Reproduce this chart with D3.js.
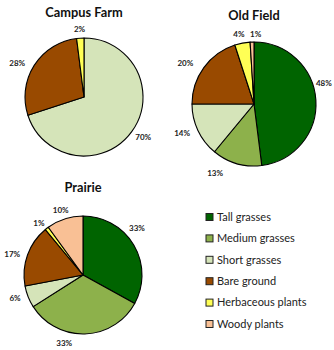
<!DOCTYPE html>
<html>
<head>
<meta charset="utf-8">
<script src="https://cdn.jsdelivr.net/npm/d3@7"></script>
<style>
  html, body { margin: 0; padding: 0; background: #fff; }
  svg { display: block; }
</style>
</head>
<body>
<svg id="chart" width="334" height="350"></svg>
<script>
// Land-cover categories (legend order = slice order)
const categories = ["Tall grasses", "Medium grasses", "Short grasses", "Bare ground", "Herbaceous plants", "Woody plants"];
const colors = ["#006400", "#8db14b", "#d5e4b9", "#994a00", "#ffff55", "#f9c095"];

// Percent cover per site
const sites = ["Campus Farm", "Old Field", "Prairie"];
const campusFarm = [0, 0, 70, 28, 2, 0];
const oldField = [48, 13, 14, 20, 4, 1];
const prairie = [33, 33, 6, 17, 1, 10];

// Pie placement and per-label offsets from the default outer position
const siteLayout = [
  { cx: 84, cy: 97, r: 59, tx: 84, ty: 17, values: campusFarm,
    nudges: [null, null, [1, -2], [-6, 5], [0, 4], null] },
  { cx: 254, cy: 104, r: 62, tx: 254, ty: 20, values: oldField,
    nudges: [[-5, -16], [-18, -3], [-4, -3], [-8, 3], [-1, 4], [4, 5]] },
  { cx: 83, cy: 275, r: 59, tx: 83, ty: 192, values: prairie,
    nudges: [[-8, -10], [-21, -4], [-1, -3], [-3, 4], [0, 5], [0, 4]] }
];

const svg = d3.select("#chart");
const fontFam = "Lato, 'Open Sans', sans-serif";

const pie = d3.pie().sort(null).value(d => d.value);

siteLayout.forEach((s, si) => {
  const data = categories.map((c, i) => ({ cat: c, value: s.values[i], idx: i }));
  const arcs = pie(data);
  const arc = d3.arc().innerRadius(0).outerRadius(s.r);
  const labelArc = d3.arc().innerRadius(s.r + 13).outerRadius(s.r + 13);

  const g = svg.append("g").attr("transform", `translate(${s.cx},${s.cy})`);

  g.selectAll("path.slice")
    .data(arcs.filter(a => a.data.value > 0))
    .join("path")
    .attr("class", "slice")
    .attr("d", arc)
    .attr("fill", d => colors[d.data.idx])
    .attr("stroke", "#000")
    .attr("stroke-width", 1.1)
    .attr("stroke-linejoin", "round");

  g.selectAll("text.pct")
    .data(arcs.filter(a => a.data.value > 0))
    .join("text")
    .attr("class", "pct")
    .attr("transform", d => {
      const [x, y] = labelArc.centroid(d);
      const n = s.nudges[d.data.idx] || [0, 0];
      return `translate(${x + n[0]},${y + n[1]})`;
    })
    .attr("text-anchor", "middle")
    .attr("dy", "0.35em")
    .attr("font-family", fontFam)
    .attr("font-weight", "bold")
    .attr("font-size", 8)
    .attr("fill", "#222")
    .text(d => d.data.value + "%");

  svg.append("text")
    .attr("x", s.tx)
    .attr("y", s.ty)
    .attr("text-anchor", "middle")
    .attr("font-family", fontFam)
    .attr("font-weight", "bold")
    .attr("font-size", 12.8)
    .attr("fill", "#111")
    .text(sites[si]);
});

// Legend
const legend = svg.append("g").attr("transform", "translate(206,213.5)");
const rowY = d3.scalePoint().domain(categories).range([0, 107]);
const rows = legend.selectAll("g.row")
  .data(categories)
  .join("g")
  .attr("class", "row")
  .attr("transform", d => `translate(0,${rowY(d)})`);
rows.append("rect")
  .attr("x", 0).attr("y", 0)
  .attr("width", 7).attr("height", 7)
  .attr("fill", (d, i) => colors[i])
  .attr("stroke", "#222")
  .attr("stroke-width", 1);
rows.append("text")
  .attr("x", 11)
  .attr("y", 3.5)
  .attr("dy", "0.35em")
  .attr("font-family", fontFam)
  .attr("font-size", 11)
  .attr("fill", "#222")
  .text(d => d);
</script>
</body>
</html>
● ● ● ● ● ● ●
:: Stated problem ::
Set down again, exactly, the lines of the material above from its first line to the one with "const prairie = [33, 33, 6, 17, 1, 10];", inclusive. Leave the pictures out.

:: Final result ::
Reproduce this chart with D3.js.
<!DOCTYPE html>
<html>
<head>
<meta charset="utf-8">
<script src="https://cdn.jsdelivr.net/npm/d3@7"></script>
<style>
  html, body { margin: 0; padding: 0; background: #fff; }
  svg { display: block; }
</style>
</head>
<body>
<svg id="chart" width="334" height="350"></svg>
<script>
// Land-cover categories (legend order = slice order)
const categories = ["Tall grasses", "Medium grasses", "Short grasses", "Bare ground", "Herbaceous plants", "Woody plants"];
const colors = ["#006400", "#8db14b", "#d5e4b9", "#994a00", "#ffff55", "#f9c095"];

// Percent cover per site
const sites = ["Campus Farm", "Old Field", "Prairie"];
const campusFarm = [0, 0, 70, 28, 2, 0];
const oldField = [48, 13, 14, 20, 4, 1];
const prairie = [33, 33, 6, 17, 1, 10];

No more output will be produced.